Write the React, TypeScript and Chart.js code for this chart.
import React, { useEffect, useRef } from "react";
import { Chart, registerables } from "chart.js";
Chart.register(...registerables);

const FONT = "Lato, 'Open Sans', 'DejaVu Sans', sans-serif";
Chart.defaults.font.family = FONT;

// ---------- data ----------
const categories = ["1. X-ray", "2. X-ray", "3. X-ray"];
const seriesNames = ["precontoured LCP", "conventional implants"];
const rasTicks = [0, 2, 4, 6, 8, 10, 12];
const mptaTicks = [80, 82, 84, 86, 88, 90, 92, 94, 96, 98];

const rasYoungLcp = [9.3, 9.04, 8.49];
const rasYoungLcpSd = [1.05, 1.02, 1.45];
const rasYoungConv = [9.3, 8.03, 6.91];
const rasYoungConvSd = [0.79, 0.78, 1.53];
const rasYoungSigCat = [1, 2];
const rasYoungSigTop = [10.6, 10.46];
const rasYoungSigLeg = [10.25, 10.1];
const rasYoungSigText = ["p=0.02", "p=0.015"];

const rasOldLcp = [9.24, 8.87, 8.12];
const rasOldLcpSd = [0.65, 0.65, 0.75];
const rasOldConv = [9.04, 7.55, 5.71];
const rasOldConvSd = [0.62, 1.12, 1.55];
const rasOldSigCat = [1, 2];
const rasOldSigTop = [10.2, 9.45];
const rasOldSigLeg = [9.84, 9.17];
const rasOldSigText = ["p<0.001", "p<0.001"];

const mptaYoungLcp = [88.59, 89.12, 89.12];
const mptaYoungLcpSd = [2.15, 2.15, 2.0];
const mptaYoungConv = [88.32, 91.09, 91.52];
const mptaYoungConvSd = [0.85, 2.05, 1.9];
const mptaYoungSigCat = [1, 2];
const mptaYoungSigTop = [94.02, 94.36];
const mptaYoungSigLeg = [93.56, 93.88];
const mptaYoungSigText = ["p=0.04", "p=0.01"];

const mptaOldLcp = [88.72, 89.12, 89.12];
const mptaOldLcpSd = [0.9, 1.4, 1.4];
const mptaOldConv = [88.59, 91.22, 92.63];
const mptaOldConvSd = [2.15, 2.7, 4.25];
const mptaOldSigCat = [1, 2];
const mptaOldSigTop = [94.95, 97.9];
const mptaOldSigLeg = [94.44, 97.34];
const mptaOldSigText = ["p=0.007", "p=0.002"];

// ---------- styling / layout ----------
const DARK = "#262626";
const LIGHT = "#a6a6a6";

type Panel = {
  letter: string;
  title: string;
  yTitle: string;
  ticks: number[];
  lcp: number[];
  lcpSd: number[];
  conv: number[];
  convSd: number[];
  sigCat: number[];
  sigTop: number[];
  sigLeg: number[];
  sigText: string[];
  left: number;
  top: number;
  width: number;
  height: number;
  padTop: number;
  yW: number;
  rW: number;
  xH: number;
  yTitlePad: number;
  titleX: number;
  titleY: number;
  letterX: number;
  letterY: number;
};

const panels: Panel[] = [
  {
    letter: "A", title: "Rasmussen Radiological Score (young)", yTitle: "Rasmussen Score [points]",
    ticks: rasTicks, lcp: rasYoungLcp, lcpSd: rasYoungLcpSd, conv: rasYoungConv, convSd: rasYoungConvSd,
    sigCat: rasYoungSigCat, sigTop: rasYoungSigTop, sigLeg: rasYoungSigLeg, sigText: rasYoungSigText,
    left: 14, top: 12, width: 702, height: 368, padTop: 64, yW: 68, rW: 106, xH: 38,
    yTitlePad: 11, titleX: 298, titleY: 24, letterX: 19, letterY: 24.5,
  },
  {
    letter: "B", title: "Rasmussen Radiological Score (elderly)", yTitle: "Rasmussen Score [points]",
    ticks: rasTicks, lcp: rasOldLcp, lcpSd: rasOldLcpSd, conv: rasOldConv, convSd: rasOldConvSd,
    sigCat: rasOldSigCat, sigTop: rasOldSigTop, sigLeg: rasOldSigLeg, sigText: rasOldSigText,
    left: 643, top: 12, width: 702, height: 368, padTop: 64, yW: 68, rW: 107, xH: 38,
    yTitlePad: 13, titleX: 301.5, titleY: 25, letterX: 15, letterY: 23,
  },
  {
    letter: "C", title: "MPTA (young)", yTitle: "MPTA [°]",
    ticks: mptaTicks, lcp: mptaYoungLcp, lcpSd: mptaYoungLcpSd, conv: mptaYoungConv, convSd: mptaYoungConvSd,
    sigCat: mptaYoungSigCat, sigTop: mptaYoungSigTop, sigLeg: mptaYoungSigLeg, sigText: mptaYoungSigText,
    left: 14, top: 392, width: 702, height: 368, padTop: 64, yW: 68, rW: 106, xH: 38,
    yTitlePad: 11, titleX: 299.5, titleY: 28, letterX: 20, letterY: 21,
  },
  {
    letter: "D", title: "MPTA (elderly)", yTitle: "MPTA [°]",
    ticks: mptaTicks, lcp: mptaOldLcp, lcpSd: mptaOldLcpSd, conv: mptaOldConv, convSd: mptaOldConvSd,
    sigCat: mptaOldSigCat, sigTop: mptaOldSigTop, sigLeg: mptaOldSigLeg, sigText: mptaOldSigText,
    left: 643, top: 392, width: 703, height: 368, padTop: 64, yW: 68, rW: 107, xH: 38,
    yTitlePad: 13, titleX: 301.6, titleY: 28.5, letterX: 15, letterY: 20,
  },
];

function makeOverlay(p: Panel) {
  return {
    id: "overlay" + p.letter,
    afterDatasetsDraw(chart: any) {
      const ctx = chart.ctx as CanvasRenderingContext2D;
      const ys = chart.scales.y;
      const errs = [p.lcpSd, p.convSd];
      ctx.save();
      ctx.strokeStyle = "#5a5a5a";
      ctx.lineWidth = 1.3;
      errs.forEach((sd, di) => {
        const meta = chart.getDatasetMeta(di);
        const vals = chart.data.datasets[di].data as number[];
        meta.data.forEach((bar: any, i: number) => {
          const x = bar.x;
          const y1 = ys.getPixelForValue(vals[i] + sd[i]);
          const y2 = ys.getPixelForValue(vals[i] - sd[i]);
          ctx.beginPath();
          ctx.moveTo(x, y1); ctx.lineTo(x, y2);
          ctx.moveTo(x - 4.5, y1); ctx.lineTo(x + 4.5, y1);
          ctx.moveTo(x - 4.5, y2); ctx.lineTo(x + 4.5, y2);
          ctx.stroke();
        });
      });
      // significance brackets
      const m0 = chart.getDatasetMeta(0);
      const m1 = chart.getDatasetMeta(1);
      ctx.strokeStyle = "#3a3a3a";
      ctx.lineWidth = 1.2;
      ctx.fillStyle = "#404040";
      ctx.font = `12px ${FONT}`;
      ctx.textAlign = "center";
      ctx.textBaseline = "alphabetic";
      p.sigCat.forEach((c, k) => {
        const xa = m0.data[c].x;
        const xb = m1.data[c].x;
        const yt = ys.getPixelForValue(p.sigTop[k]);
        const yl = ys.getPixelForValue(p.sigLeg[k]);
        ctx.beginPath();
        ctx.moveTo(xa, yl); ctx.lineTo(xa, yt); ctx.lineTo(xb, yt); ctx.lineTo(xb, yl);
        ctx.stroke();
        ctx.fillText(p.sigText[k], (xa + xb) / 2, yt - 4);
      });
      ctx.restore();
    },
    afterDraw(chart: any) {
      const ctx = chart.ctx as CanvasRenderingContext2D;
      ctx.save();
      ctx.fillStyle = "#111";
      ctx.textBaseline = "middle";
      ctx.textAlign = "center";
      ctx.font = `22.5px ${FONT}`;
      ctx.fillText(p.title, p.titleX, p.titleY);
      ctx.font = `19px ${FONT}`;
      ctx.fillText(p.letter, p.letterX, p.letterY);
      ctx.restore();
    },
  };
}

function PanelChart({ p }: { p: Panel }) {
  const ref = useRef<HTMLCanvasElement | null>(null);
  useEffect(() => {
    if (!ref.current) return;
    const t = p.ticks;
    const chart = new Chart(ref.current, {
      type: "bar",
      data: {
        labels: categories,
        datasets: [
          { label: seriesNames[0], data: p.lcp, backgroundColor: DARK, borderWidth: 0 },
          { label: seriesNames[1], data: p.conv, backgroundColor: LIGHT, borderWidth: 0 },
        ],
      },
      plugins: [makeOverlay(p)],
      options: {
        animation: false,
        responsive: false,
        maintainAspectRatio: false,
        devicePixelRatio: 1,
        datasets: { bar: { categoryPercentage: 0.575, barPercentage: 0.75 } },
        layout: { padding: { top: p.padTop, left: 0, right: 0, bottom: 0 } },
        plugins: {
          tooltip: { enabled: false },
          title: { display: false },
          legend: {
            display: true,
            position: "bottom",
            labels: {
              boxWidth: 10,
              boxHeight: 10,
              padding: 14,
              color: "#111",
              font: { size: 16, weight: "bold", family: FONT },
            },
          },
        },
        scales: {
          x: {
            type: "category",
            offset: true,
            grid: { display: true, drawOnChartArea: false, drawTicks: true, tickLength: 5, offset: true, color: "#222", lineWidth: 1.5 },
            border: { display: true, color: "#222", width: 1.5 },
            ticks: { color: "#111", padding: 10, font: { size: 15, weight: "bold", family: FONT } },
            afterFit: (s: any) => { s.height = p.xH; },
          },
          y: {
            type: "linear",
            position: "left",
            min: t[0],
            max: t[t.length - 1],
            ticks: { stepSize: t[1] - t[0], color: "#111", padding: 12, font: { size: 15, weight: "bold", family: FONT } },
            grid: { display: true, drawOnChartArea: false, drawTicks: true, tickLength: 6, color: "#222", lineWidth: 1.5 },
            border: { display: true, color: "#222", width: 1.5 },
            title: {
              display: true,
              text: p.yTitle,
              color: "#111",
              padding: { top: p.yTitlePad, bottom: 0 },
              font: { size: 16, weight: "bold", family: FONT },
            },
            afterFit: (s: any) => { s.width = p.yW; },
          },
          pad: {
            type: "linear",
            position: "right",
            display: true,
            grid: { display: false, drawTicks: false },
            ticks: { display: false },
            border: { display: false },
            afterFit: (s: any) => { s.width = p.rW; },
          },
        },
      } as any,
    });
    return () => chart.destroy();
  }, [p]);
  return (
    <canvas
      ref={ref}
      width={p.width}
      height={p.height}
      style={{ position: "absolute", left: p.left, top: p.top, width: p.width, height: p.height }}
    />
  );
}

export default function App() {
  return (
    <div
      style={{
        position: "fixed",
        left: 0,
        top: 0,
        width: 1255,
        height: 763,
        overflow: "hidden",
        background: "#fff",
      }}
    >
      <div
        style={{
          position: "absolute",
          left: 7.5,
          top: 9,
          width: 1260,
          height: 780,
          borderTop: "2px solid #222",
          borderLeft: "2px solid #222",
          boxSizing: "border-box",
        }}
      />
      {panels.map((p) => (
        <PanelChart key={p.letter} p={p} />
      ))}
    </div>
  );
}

==================================================

▶ _Task to carry out_
Quote exactly the first line of the data and every line after it through the one holding "Chart.register(...registerables);".

▶ _The response_
Write the React, TypeScript and Chart.js code for this chart.
import React, { useEffect, useRef } from "react";
import { Chart, registerables } from "chart.js";
Chart.register(...registerables);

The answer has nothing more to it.